Written task: Quote the whole listing exactly. Leave the pictures out of your copy.

Source material:
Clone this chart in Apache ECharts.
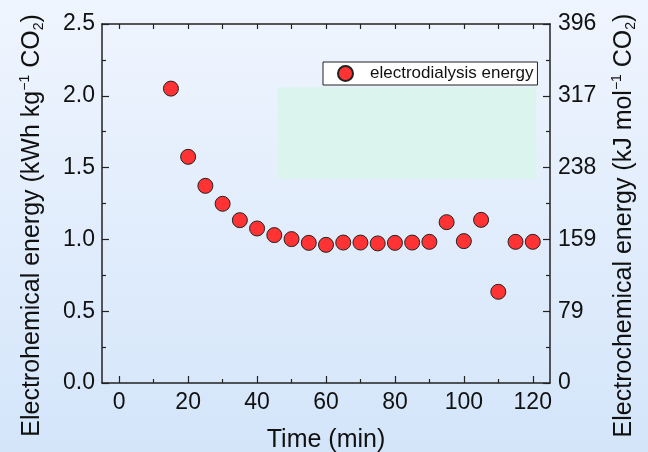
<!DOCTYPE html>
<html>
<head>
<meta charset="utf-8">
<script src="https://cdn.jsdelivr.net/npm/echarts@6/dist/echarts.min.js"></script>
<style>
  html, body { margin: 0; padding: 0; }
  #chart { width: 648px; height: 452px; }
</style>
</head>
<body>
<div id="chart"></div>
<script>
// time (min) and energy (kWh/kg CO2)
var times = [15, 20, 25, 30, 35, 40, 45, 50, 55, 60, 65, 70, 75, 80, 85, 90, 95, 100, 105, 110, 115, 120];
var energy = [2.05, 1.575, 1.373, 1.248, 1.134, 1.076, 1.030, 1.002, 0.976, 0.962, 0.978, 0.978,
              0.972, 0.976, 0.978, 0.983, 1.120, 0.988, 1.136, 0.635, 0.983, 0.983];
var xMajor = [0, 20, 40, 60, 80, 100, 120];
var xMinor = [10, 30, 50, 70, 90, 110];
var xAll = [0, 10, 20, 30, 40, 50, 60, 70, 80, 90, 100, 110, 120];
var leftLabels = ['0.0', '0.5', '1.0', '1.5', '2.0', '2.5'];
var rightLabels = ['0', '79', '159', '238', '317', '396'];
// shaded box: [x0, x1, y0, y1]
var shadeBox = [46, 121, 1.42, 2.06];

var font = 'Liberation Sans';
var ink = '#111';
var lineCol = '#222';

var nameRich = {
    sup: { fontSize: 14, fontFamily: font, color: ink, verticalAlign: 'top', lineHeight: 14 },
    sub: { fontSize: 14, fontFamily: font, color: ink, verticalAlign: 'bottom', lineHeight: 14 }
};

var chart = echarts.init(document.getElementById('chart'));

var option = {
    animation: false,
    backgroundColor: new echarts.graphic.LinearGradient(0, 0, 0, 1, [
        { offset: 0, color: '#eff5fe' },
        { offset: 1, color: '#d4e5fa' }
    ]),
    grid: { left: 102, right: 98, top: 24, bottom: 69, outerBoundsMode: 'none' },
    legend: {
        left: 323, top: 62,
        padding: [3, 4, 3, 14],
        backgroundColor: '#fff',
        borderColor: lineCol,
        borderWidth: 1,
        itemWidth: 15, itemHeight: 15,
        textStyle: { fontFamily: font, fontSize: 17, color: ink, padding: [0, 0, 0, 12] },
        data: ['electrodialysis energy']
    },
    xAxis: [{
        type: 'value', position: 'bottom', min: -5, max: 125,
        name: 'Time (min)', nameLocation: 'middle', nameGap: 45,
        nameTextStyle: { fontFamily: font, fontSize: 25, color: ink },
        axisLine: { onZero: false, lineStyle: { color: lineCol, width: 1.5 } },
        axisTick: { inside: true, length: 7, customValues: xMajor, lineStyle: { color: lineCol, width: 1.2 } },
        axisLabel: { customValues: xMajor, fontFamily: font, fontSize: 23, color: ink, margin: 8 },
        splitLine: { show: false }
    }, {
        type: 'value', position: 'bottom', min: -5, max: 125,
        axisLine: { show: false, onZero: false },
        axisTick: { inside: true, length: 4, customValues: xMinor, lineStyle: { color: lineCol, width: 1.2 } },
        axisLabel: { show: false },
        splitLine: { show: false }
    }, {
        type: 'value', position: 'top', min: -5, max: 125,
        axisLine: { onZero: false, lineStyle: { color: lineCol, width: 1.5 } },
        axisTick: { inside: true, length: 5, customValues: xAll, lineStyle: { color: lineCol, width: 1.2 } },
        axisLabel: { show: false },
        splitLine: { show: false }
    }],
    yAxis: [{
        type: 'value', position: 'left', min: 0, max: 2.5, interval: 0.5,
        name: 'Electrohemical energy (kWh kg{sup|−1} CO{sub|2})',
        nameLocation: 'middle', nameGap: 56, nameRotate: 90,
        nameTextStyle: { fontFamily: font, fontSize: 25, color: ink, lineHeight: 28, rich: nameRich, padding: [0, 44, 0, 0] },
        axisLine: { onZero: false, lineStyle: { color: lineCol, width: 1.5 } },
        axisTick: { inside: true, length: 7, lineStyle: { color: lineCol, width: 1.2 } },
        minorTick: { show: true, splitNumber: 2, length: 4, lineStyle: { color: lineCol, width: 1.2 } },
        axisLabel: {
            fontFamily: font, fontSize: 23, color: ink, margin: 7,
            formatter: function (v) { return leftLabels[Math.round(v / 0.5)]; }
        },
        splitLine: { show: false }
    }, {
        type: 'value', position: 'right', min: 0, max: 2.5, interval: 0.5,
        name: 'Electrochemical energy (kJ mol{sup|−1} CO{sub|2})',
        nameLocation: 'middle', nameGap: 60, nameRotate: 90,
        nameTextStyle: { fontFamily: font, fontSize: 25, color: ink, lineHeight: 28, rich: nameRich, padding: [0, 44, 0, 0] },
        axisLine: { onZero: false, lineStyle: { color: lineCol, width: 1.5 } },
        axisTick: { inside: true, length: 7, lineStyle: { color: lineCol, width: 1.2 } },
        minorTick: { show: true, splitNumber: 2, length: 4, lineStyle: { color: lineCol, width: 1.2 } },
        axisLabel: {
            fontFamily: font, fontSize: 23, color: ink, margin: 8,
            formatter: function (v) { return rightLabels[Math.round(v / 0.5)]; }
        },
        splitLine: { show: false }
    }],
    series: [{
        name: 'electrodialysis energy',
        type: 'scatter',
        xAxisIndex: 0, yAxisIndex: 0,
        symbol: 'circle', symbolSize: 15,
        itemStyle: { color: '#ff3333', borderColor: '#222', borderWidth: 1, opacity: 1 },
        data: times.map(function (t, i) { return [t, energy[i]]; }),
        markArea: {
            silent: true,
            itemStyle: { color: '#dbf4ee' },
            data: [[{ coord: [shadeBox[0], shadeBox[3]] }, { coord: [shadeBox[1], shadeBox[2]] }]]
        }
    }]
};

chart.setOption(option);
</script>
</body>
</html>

Answer for the task:
Clone this chart in Apache ECharts.
<!DOCTYPE html>
<html>
<head>
<meta charset="utf-8">
<script src="https://cdn.jsdelivr.net/npm/echarts@6/dist/echarts.min.js"></script>
<style>
  html, body { margin: 0; padding: 0; }
  #chart { width: 648px; height: 452px; }
</style>
</head>
<body>
<div id="chart"></div>
<script>
// time (min) and energy (kWh/kg CO2)
var times = [15, 20, 25, 30, 35, 40, 45, 50, 55, 60, 65, 70, 75, 80, 85, 90, 95, 100, 105, 110, 115, 120];
var energy = [2.05, 1.575, 1.373, 1.248, 1.134, 1.076, 1.030, 1.002, 0.976, 0.962, 0.978, 0.978,
              0.972, 0.976, 0.978, 0.983, 1.120, 0.988, 1.136, 0.635, 0.983, 0.983];
var xMajor = [0, 20, 40, 60, 80, 100, 120];
var xMinor = [10, 30, 50, 70, 90, 110];
var xAll = [0, 10, 20, 30, 40, 50, 60, 70, 80, 90, 100, 110, 120];
var leftLabels = ['0.0', '0.5', '1.0', '1.5', '2.0', '2.5'];
var rightLabels = ['0', '79', '159', '238', '317', '396'];
// shaded box: [x0, x1, y0, y1]
var shadeBox = [46, 121, 1.42, 2.06];

var font = 'Liberation Sans';
var ink = '#111';
var lineCol = '#222';

var nameRich = {
    sup: { fontSize: 14, fontFamily: font, color: ink, verticalAlign: 'top', lineHeight: 14 },
    sub: { fontSize: 14, fontFamily: font, color: ink, verticalAlign: 'bottom', lineHeight: 14 }
};

var chart = echarts.init(document.getElementById('chart'));

var option = {
    animation: false,
    backgroundColor: new echarts.graphic.LinearGradient(0, 0, 0, 1, [
        { offset: 0, color: '#eff5fe' },
        { offset: 1, color: '#d4e5fa' }
    ]),
    grid: { left: 102, right: 98, top: 24, bottom: 69, outerBoundsMode: 'none' },
    legend: {
        left: 323, top: 62,
        padding: [3, 4, 3, 14],
        backgroundColor: '#fff',
        borderColor: lineCol,
        borderWidth: 1,
        itemWidth: 15, itemHeight: 15,
        textStyle: { fontFamily: font, fontSize: 17, color: ink, padding: [0, 0, 0, 12] },
        data: ['electrodialysis energy']
    },
    xAxis: [{
        type: 'value', position: 'bottom', min: -5, max: 125,
        name: 'Time (min)', nameLocation: 'middle', nameGap: 45,
        nameTextStyle: { fontFamily: font, fontSize: 25, color: ink },
        axisLine: { onZero: false, lineStyle: { color: lineCol, width: 1.5 } },
        axisTick: { inside: true, length: 7, customValues: xMajor, lineStyle: { color: lineCol, width: 1.2 } },
        axisLabel: { customValues: xMajor, fontFamily: font, fontSize: 23, color: ink, margin: 8 },
        splitLine: { show: false }
    }, {
        type: 'value', position: 'bottom', min: -5, max: 125,
        axisLine: { show: false, onZero: false },
        axisTick: { inside: true, length: 4, customValues: xMinor, lineStyle: { color: lineCol, width: 1.2 } },
        axisLabel: { show: false },
        splitLine: { show: false }
    }, {
        type: 'value', position: 'top', min: -5, max: 125,
        axisLine: { onZero: false, lineStyle: { color: lineCol, width: 1.5 } },
        axisTick: { inside: true, length: 5, customValues: xAll, lineStyle: { color: lineCol, width: 1.2 } },
        axisLabel: { show: false },
        splitLine: { show: false }
    }],
    yAxis: [{
        type: 'value', position: 'left', min: 0, max: 2.5, interval: 0.5,
        name: 'Electrohemical energy (kWh kg{sup|−1} CO{sub|2})',
        nameLocation: 'middle', nameGap: 56, nameRotate: 90,
        nameTextStyle: { fontFamily: font, fontSize: 25, color: ink, lineHeight: 28, rich: nameRich, padding: [0, 44, 0, 0] },
        axisLine: { onZero: false, lineStyle: { color: lineCol, width: 1.5 } },
        axisTick: { inside: true, length: 7, lineStyle: { color: lineCol, width: 1.2 } },
        minorTick: { show: true, splitNumber: 2, length: 4, lineStyle: { color: lineCol, width: 1.2 } },
        axisLabel: {
            fontFamily: font, fontSize: 23, color: ink, margin: 7,
            formatter: function (v) { return leftLabels[Math.round(v / 0.5)]; }
        },
        splitLine: { show: false }
    }, {
        type: 'value', position: 'right', min: 0, max: 2.5, interval: 0.5,
        name: 'Electrochemical energy (kJ mol{sup|−1} CO{sub|2})',
        nameLocation: 'middle', nameGap: 60, nameRotate: 90,
        nameTextStyle: { fontFamily: font, fontSize: 25, color: ink, lineHeight: 28, rich: nameRich, padding: [0, 44, 0, 0] },
        axisLine: { onZero: false, lineStyle: { color: lineCol, width: 1.5 } },
        axisTick: { inside: true, length: 7, lineStyle: { color: lineCol, width: 1.2 } },
        minorTick: { show: true, splitNumber: 2, length: 4, lineStyle: { color: lineCol, width: 1.2 } },
        axisLabel: {
            fontFamily: font, fontSize: 23, color: ink, margin: 8,
            formatter: function (v) { return rightLabels[Math.round(v / 0.5)]; }
        },
        splitLine: { show: false }
    }],
    series: [{
        name: 'electrodialysis energy',
        type: 'scatter',
        xAxisIndex: 0, yAxisIndex: 0,
        symbol: 'circle', symbolSize: 15,
        itemStyle: { color: '#ff3333', borderColor: '#222', borderWidth: 1, opacity: 1 },
        data: times.map(function (t, i) { return [t, energy[i]]; }),
        markArea: {
            silent: true,
            itemStyle: { color: '#dbf4ee' },
            data: [[{ coord: [shadeBox[0], shadeBox[3]] }, { coord: [shadeBox[1], shadeBox[2]] }]]
        }
    }]
};

chart.setOption(option);
</script>
</body>
</html>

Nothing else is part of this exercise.